De nombreux éléments propres au genre jalonnent l’histoire de Georges. Le voyage à travers les vastes paysages, le désir de vengeance, les fusillades entre bandits… Tout cela sur fond de récit initiatique. Bien vite, Little Knife prend l’enfant sous son aile. Le jeune Lakota apprend alors les usages de son peuple et sa langue, en particulier le cri de Crazy Horse : Hoka Hey ! Georges découvre comment exister en harmonie avec ces terres dont il fait partie intégrante. Comme le veut l’imagerie du Western, le peau rouge se confond avec la nature sauvage, jusqu’à en devenir l'incarnation. Ainsi l’enfant et les siens s’opposent aux hommes blancs qui semblent étrangers à ce monde.

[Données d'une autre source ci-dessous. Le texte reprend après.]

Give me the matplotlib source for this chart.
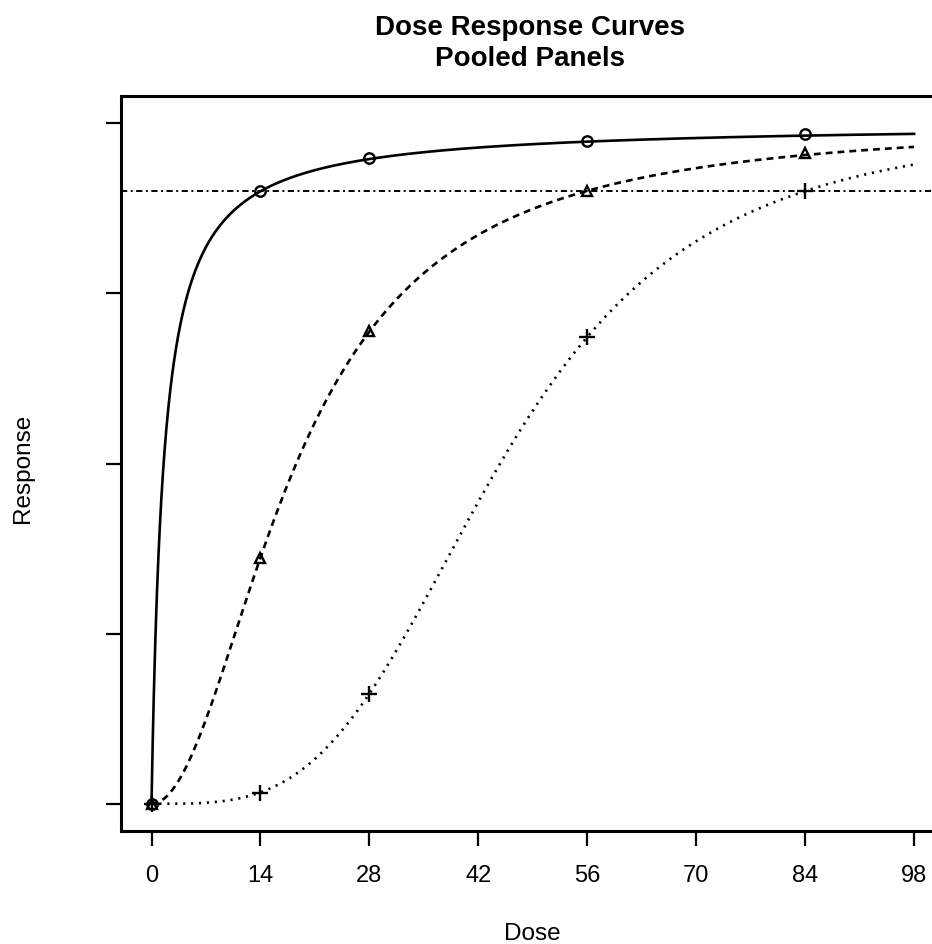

Qu’il s’agisse de trappeurs éreintés par leurs chasses ou d’un vieil ermite fatigué, les occidentaux qui parcourent ses terres semblent souffrir d’un état d’esprit similaire. Chacun est venu avec un rêve, celui d’un nouveau départ, de richesses, d’un foyer à soi. Néanmoins, le temps passé dans la nature, souvent en solitaire, use l’esprit et pousse à la violence. Le danger amène la paranoïa qui pousse à tirer sur un enfant. La frustration sexuelle après des mois de chasse pousse les trappeurs à sortir les revolvers pour tenter d’abuser de No Moon. L’homme blanc apparaît inadapté à cet Ouest lointain qu’il cherche à conquérir. Seuls les natifs comprennent comment vivre dans ces paysages immenses où la solitude est courante.
Le rêve américain apparaît comme mensonger. Ou plutôt réservé à certains. Sully est le seul à pouvoir se lier avec ses compagnons indiens car il a compris l’imposture. Bien qu’homme blanc lui aussi, il est méprisé pour ses origines irlandaises. Fuir vers l’Ouest n’est pas motif à conquérir un terrain, mais vivre une vie qu’il qualifie de poétique, détachée des promesses faîtes à son arrivée en Amérique. Le travail ne paie pas, comme il l’explique en déclarant : “Pour un Rockefeller, ce sont des millions qui triment comme des bêtes.” Au final, le seul qui semble capable d’accomplir ce fameux rêve est le chasseur de prime qui poursuit la bande. La violence intéressée est le seul moyen d’obtenir l’argent pour y parvenir.
De nombreuses expressions modernes parcourent le récit. Little Knife parle de Georges comme d’une pomme, peau rouge à l’extérieur mais blanc à l’intérieur. Des anachronismes idéologiques et volontaires qui forment un lien entre présent et passé. Le récit devient ainsi une réflexion sur l’origine d’un certain état d’esprit américain et une remontée vers l’origine de sa violence banalisée. Le spectre des guerres indiennes plane par ailleurs sur l’histoire de ces hors-la-loi et donne ainsi à ce western un parfum de récit de guerre.
Pour Little Knife, c’est comme si la guerre ne s’était jamais terminée. En réalité, celle-ci a muté et le conflit se déroule moins sur des champs de bataille que dans l’esprit d’un enfant. La culture des premières nations est menacée de disparition. Georges lui-même ne connaît rien de sa propre culture. Son mentor doit donc batailler pour lui apprendre leur langue, leur vision du monde, pourquoi ils portent des tresses et des peintures sur le visage… Moins que des soldats en guerre, les Indiens prennent des figures de résistants, car un peuple ne survit qu’à travers cet ensemble que l’on nomme une culture. Et comme d’autres peuples en d’autre temps, sa transmission est le seul moyen d’empêcher une forme absolue de défaite.